NEW YORK (CBSNewYork) -- More than 30,000 people on Sunday helped pay tribute to and raise money for 9/11 first responders and injured military veterans by participating Sunday in the 14th annual Stephen Siller Tunnel to Towers race.

As CBS2's Andrea Grymes reported, the runners come out every year to support a great cause and honor a hero in the attacks of 9/11.

The 5K run and walk began at the IKEA in Red Hook, went through the Brooklyn-Battery Tunnel and wrapped up at the World Trade Center site.

The race follows in the footsteps of fallen firefighter Stephen Siller. On Sept. 11, 2001, he worked an overnight shift at Brooklyn's Squad 1. He was on his way to meet his brothers to play golf when the news of the World Trade Center attack came across his scanner. He turned around and grabbed his gear instead of his clubs. Traffic was halted at the Brooklyn-Battery Tunnel, but that didn't deter him. Undaunted, he strapped on 60 pounds of gear and ran through the tunnel and into history. He died when the south tower collapsed.

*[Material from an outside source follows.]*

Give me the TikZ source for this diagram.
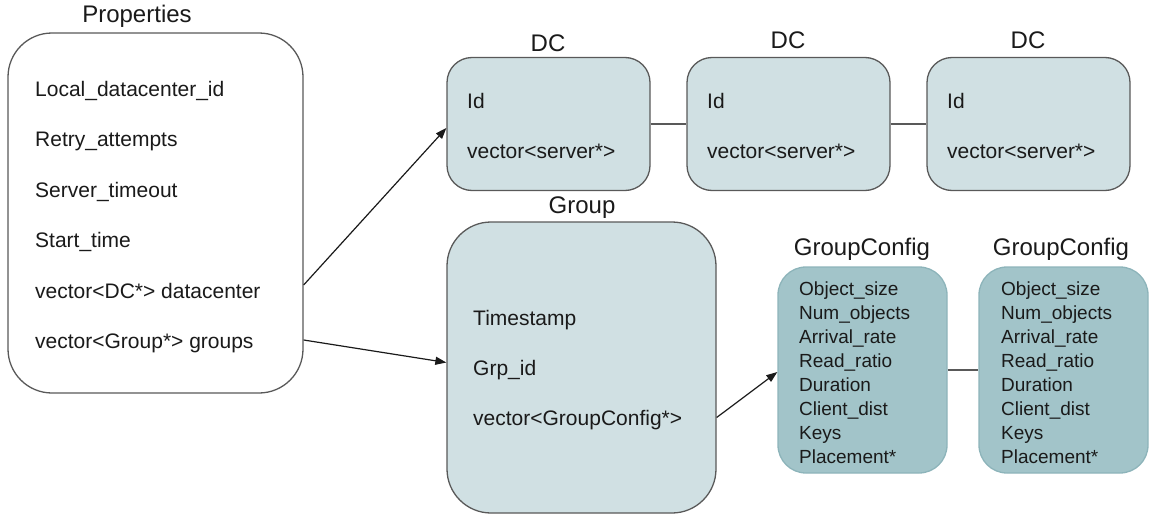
\documentclass[tikz,border=0pt]{standalone}
\usepackage{fontspec}
\setmainfont{Liberation Sans}
\usetikzlibrary{arrows.meta}
\definecolor{boxline}{HTML}{595959}
\definecolor{paleblue}{HTML}{D0E0E3}
\definecolor{tealfill}{HTML}{A2C4C9}
\definecolor{tealline}{HTML}{8DB4BA}
\definecolor{ink}{HTML}{1A1A1A}
\tikzset{
  card/.style={draw=boxline, line width=1.3pt, rectangle, inner sep=0pt},
  dccard/.style={card, fill=paleblue, rounded corners=25pt, minimum width=203pt, minimum height=133pt},
  grpcard/.style={card, fill=paleblue, rounded corners=44pt, minimum width=269pt, minimum height=291pt},
  cfgcard/.style={card, draw=tealline, fill=tealfill, rounded corners=28pt, minimum width=169pt, minimum height=206pt},
  propcard/.style={card, fill=white, rounded corners=44pt, minimum width=295pt, minimum height=360pt},
  title/.style={anchor=base, inner sep=0pt, text=ink, font=\fontsize{24}{28}\selectfont},
  field/.style={anchor=base west, inner sep=0pt, text=ink, font=\fontsize{21}{25}\selectfont},
  cfgfield/.style={anchor=base west, inner sep=0pt, text=ink, font=\fontsize{19}{23}\selectfont},
  link/.style={draw=boxline, line width=1.3pt},
  pointer/.style={draw=ink, line width=1.2pt, -{Triangle[length=11pt,width=8pt]}},
}
\begin{document}
\begin{tikzpicture}[x=1pt, y=-1pt]
\useasboundingbox (0,0) rectangle (1149,514);

% Properties record
\node[propcard] (props) at (155.5,213) {};
\node[title] (propsT) at (137,22) {Properties};
\node[field] (pf1) at (35,96) {Local\_datacenter\_id};
\node[field] (pf2) at (35,146.5) {Retry\_attempts};
\node[field] (pf3) at (35,197) {Server\_timeout};
\node[field] (pf4) at (35,247.5) {Start\_time};
\node[field] (pf5) at (35,298) {vector<DC*> datacenter};
\node[field] (pf6) at (35,348.5) {vector<Group*> groups};

% Datacenter records
\node[dccard] (dc1) at (548.5,124) {};
\node[dccard] (dc2) at (788.5,124) {};
\node[dccard] (dc3) at (1028.5,124) {};
\node[title] (dc1T) at (548,51) {DC};
\node[title] (dc2T) at (788,48) {DC};
\node[title] (dc3T) at (1028,48) {DC};
\foreach \n/\x in {1/467, 2/707, 3/947}{
  \node[field] (dcid\n) at (\x,108) {Id};
  \node[field] (dcsv\n) at (\x,158) {vector<server*>};
}

% Group record
\node[grpcard] (group) at (581.5,367.5) {};
\node[title] (groupT) at (582,213) {Group};
\node[field] (gf1) at (473,325) {Timestamp};
\node[field] (gf2) at (473,375) {Grp\_id};
\node[field] (gf3) at (473,425) {vector<GroupConfig*>};

% GroupConfig records
\node[cfgcard] (gc1) at (862.5,370) {};
\node[cfgcard] (gc2) at (1063.5,370) {};
\node[title] (gc1T) at (862,255) {GroupConfig};
\node[title] (gc2T) at (1061,255) {GroupConfig};
\foreach \n/\x in {1/799, 2/1001}{
  \foreach \t [count=\i from 0] in {Object\_size, Num\_objects, Arrival\_rate, Read\_ratio,
      Duration, Client\_dist, Keys, Placement*}{
    \node[cfgfield] (cf\n-\i) at (\x,295+24*\i) {\t};
  }
}

% Links between sibling records
\draw[link] (dc1.east) -- (dc2.west);
\draw[link] (dc2.east) -- (dc3.west);
\draw[link] (gc1.east) -- (gc2.west);

% Pointers
\draw[pointer] ([yshift=-72pt]props.east) -- ([yshift=-4pt]dc1.west);
\draw[pointer] ([yshift=-127pt]props.east) -- ([yshift=5pt]group.west);
\draw[pointer] ([yshift=-50pt]group.east) -- ([yshift=-2pt]gc1.west);
\end{tikzpicture}
\end{document}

Police banners were also mixed in for the first time this year.

"Every year it keeps on growing," said Frank Siller, Stephen Siller's brother. "We get bigger and better partners."

Participating in his second Tunnel to Towers race, Kevin Trimble said it was an honor to retrace Siller's journey.

"It's extraordinary," he told WCBS 880' Sean Adams. "It's inspiring to see people still willing to put their life on the line just to do what they had to do, and it needed to be done, so he did it."

30,000 Participate In Tunnel To Towers Race To Honor 9/11 First Responders, Military Veterans

Trimble has sacrificed, too. The 23-year-old former soldier is a triple amputee after being injured by an IED in Afghanistan.

The Stephen Siller Tunnel to Towers Foundation, started by Siller's family, is building him a customized home -- wheelchair accessible, moving cabinets, iPad controls.

"Found a piece of land in Dallas I want to move to, working on buying that up right now and then groundbreaking," he said. "It's a process, but we're moving on it."

Matthew Sprang, a former soldier from Wisconsin, ran on his prosthetic running blades. He lost both legs below the knees in Afghanistan.

"I feel sore right now," Sprang said. "It was long race, fun race. A lot of motivation."

Ronny Porta, a smart home recipient, also participated it in the race.

"It's overwhelming," he told CBS2's Chris Wragge before the 5K began. "To me, it's something inspirational. I can't wait to do this because it means so much to me. 9/11 changed my life forever. I wanted to become a Marine. I became a Marine. But this is something emotional. For me, having my brothers and sisters over here doing the run with me is amazing."

30,000 Participate In Tunnel To Towers Race To Honor 9/11 First Responders, Military Veterans

Grant Lockwood, a West Point cadet, finished the race with his classmates.

"It was awesome," he told 1010 WINS' Rebecca Granet. "There was so much support. They handed out waters the whole way. We high-fived all the policemen and then all the firefighters as well, which was really cool."

And there was a special moment. Lockwood said they were in formation during the run and his classmates all started to chanting, "USA! USA!"

Yankees great Bernie Williams, now a musician, performed at the event. He talked to CBS2's Maurice DuBois and Kristine Johnson about the Yankees' 2001 World Series run and how it helped galvanize the city.

"It was just something that we were clueless as of what we were doing -- playing the game and what was our purpose in this whole thing," he said. "As we started playing and as we started getting people to feel positive again about themselves and to be part of this extraordinary process of healing, we really felt we were playing for something bigger than ourselves."

The race has raised more $50 million since it started in 2002.

"It reminds us of what happened 14 years ago on Sept. 11 and how we honor the heroes that gave their lives and the civilians, but even as importantly, we're honoring our veterans who picked up the fight for us after Sept. 11, who volunteered to keep this country safe, who suffered severe injuries," former FDNY Commissioner Sal Cassano told CBS2's Vanessa Murdock.